Given records:

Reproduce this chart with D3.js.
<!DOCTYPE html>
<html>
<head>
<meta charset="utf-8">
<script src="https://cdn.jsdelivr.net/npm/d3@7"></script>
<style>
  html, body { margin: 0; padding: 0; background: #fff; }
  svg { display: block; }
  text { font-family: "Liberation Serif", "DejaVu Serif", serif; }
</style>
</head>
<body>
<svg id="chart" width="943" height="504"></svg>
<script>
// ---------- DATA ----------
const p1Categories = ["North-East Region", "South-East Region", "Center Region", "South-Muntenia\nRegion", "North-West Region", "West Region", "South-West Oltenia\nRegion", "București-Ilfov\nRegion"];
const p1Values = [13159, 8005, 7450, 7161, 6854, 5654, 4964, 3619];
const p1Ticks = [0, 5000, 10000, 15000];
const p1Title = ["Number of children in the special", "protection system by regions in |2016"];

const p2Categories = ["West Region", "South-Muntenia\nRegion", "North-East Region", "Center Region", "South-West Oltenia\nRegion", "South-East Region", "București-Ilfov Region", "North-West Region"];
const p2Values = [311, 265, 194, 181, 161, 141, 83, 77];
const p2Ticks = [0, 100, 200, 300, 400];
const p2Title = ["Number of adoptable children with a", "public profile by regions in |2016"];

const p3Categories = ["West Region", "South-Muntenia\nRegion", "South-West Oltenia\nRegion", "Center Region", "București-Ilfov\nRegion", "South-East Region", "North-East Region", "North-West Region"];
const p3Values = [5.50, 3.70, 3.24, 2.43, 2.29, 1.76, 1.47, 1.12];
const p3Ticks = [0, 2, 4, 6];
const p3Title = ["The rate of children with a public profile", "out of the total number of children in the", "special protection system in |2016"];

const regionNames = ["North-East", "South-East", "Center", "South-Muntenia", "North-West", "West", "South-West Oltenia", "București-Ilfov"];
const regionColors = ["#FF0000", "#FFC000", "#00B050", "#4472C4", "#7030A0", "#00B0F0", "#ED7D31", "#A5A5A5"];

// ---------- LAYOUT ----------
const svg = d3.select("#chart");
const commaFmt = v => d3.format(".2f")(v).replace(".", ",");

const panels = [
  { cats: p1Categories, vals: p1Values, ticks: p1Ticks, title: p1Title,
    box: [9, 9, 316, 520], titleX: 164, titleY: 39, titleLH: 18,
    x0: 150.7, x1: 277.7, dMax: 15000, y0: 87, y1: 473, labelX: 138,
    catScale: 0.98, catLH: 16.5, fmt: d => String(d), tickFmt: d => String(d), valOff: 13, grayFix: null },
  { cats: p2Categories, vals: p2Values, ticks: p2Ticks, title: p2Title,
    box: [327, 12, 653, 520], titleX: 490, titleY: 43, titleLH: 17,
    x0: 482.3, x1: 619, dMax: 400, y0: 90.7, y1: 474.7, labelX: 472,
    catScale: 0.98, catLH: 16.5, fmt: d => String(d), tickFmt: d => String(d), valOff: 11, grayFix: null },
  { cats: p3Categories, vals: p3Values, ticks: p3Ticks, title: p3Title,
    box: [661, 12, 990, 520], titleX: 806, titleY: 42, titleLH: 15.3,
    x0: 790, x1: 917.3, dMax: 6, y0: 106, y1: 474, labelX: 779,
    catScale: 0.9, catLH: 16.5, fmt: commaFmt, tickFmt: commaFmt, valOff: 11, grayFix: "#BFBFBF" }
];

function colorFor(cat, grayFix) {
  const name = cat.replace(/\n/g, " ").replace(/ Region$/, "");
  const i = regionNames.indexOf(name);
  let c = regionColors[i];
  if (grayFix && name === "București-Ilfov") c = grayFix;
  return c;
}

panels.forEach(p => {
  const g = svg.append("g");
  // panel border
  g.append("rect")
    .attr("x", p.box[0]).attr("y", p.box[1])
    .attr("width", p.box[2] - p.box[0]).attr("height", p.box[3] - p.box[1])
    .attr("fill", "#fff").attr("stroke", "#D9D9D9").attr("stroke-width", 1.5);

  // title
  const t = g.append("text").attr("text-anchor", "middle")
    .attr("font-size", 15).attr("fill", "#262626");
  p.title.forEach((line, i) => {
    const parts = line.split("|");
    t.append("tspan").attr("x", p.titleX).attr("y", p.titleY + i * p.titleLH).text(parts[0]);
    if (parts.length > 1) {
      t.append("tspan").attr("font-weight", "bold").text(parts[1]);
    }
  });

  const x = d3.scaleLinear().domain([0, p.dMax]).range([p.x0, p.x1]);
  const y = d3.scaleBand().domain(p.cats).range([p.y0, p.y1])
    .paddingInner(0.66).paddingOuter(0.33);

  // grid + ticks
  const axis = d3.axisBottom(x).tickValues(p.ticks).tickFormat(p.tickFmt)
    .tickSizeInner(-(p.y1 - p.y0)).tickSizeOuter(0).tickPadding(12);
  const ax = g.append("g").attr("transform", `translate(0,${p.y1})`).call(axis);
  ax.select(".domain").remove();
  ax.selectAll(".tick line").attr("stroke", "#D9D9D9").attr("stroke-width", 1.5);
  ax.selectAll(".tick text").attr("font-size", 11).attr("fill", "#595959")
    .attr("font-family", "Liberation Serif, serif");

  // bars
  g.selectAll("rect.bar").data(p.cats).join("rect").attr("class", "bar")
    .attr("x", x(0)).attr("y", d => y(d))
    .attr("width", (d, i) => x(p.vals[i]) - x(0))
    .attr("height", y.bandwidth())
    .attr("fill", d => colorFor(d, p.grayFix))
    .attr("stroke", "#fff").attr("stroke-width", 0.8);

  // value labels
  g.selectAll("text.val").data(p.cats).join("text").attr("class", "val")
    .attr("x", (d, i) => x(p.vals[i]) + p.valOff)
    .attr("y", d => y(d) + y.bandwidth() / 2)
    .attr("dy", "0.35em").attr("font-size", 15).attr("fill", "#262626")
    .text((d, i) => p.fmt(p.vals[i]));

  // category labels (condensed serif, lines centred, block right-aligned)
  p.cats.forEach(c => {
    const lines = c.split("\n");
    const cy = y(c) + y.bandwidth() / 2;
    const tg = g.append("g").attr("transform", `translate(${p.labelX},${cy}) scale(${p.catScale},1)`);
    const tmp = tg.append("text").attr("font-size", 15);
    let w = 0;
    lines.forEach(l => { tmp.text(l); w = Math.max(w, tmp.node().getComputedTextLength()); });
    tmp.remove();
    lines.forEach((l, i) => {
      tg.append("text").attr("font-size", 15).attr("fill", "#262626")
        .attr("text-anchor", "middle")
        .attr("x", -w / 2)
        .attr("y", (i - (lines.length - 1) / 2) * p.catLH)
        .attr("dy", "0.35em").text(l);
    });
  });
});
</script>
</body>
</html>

--

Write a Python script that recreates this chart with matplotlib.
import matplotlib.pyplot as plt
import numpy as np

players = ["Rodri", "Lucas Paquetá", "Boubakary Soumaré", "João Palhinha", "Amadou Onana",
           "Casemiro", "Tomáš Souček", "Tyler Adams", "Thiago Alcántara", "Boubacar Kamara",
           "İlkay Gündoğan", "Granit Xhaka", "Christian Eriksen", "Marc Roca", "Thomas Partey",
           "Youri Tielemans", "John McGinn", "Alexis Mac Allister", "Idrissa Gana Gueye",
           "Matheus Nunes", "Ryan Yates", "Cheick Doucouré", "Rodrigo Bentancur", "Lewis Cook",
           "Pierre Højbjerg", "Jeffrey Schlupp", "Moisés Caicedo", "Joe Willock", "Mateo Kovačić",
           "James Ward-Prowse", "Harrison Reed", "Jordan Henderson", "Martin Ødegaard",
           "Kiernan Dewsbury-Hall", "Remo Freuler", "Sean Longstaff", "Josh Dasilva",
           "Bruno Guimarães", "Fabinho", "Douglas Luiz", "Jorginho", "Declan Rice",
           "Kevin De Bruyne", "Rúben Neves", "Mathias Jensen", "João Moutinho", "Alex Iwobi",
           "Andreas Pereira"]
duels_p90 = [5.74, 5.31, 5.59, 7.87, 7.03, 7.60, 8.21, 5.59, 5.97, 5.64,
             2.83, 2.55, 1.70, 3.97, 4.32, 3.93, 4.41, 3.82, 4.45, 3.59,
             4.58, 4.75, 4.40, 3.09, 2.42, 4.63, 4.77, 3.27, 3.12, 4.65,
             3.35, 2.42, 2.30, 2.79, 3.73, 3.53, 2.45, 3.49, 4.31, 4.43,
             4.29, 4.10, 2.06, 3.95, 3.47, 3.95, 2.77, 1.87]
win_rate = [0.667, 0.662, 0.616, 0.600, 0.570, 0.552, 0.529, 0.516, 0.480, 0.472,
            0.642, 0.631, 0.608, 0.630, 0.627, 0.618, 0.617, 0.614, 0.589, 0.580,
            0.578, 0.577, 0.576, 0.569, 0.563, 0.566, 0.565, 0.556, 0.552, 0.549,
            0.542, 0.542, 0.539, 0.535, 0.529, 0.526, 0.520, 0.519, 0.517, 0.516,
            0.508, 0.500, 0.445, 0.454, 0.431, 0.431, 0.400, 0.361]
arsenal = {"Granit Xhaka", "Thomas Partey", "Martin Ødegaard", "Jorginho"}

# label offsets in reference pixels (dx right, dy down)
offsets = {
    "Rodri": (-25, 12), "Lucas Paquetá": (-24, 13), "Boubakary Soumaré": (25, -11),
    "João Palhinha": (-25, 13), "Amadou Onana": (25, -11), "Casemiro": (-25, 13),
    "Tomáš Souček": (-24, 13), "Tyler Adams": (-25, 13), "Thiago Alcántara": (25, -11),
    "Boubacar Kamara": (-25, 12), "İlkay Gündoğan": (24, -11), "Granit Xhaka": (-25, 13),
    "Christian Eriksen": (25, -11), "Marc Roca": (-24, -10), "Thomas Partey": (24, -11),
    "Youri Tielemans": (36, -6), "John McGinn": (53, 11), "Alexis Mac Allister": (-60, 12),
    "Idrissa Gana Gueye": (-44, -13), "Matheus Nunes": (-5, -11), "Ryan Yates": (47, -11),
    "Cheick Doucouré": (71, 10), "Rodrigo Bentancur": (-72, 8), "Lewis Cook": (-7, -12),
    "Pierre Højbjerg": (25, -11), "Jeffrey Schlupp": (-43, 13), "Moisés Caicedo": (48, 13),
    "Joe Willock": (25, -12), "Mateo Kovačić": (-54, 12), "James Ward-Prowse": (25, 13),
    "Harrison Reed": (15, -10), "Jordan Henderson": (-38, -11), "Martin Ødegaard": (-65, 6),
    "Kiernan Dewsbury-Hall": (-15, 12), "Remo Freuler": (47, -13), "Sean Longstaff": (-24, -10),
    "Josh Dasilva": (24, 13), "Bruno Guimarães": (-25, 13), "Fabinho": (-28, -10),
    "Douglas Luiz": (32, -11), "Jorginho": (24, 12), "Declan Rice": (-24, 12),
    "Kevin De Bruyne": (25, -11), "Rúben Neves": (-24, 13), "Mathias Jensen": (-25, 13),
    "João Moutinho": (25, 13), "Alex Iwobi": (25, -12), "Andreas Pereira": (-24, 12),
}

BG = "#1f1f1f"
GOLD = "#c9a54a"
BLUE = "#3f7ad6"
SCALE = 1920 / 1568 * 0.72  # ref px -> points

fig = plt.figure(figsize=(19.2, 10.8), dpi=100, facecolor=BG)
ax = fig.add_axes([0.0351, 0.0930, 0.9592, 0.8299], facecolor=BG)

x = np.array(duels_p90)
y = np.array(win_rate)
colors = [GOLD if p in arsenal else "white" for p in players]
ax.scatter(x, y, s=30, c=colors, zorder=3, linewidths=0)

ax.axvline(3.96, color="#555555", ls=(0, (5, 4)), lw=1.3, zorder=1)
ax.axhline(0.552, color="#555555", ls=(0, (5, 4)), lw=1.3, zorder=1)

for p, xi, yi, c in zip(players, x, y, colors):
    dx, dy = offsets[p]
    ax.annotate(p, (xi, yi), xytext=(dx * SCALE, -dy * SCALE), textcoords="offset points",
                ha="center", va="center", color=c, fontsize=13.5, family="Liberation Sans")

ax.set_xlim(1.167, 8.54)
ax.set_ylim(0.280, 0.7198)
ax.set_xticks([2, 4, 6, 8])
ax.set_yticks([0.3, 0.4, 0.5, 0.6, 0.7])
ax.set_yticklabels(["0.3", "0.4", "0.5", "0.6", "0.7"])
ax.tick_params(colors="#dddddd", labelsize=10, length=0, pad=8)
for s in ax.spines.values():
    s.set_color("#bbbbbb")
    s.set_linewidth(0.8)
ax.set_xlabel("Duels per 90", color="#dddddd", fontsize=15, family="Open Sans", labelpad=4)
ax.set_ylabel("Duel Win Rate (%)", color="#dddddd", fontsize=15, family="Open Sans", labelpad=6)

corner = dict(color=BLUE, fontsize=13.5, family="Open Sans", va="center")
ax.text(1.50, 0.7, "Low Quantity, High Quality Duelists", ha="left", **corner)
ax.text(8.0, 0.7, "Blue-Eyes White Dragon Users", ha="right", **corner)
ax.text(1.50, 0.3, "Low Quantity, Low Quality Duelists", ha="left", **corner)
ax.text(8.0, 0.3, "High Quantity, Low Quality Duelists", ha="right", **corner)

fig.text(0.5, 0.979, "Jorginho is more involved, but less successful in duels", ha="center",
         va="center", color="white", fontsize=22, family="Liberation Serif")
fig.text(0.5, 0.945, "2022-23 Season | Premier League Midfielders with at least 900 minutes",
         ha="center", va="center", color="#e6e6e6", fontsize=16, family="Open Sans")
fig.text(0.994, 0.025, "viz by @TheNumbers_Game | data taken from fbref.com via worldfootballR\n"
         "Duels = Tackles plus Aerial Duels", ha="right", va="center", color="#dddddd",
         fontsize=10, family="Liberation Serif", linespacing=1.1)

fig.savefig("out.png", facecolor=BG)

==

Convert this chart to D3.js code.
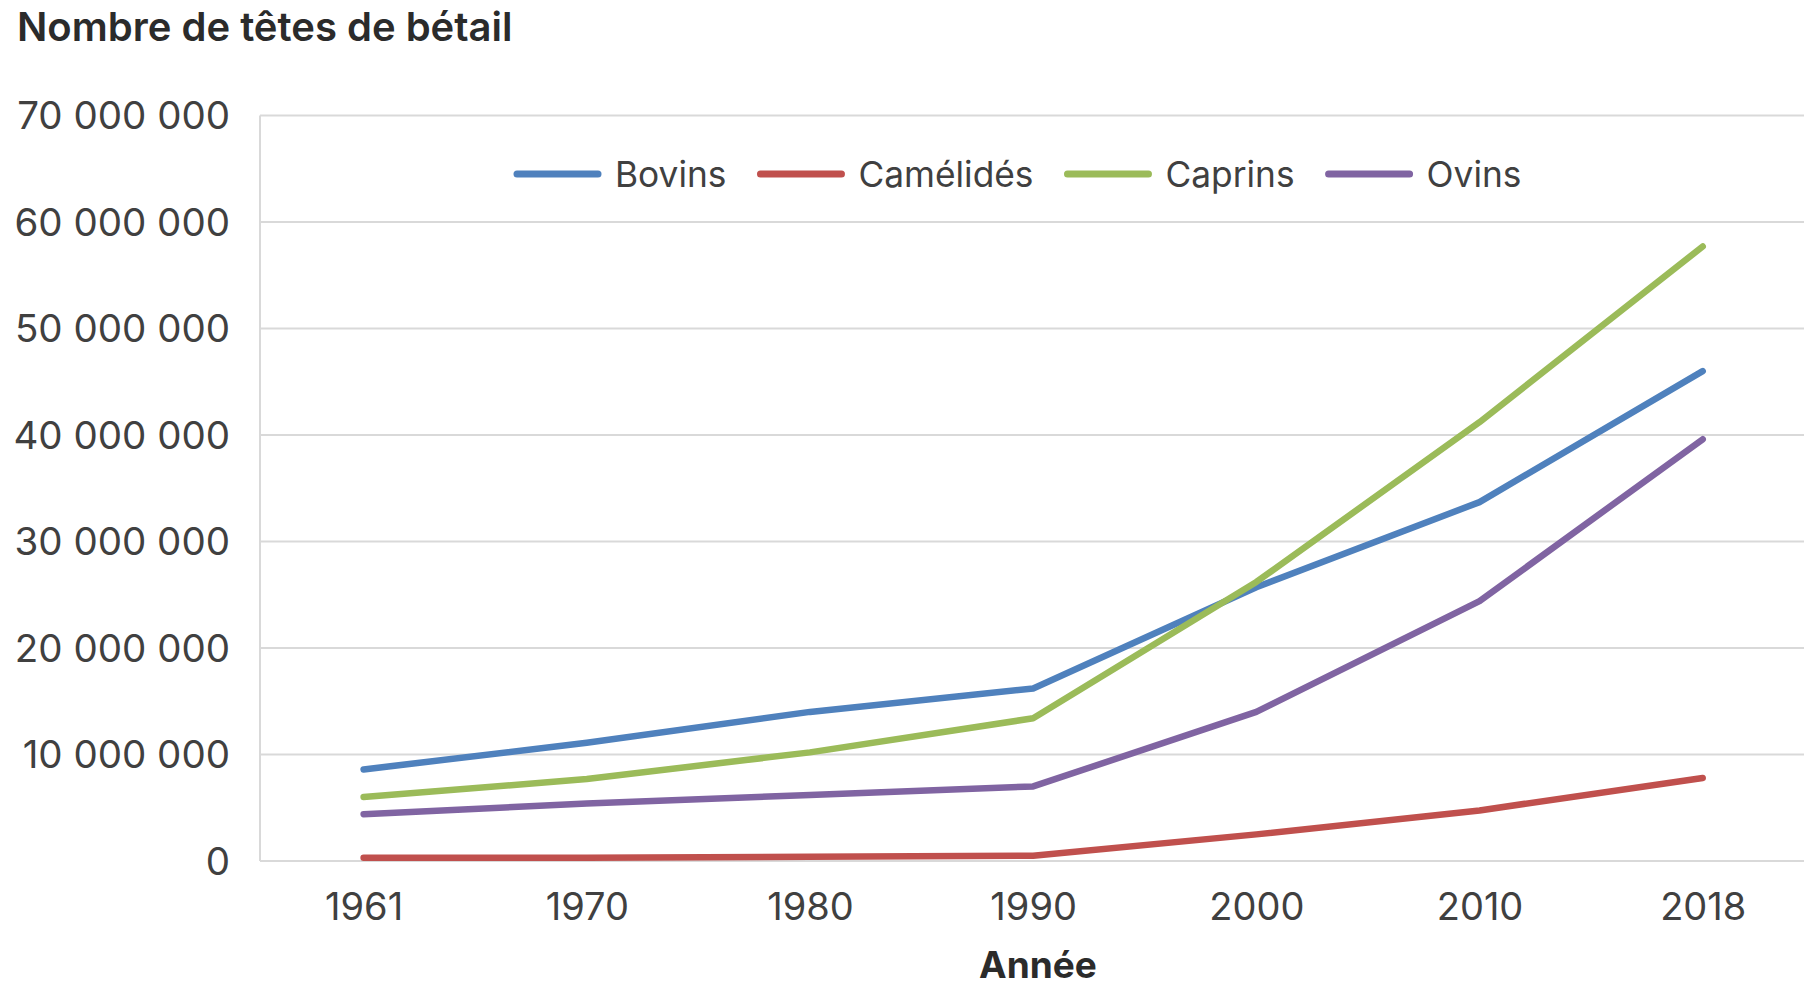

Do this:
Take the line that contains "Reproduce this chart with D3.js.", the line that contains "system by regions", and all lines between, and give them again exactly; include no other line.

The completed task:
Reproduce this chart with D3.js.
<!DOCTYPE html>
<html>
<head>
<meta charset="utf-8">
<script src="https://cdn.jsdelivr.net/npm/d3@7"></script>
<style>
  html, body { margin: 0; padding: 0; background: #fff; }
  svg { display: block; }
  text { font-family: "Liberation Serif", "DejaVu Serif", serif; }
</style>
</head>
<body>
<svg id="chart" width="943" height="504"></svg>
<script>
// ---------- DATA ----------
const p1Categories = ["North-East Region", "South-East Region", "Center Region", "South-Muntenia\nRegion", "North-West Region", "West Region", "South-West Oltenia\nRegion", "București-Ilfov\nRegion"];
const p1Values = [13159, 8005, 7450, 7161, 6854, 5654, 4964, 3619];
const p1Ticks = [0, 5000, 10000, 15000];
const p1Title = ["Number of children in the special", "protection system by regions in |2016"];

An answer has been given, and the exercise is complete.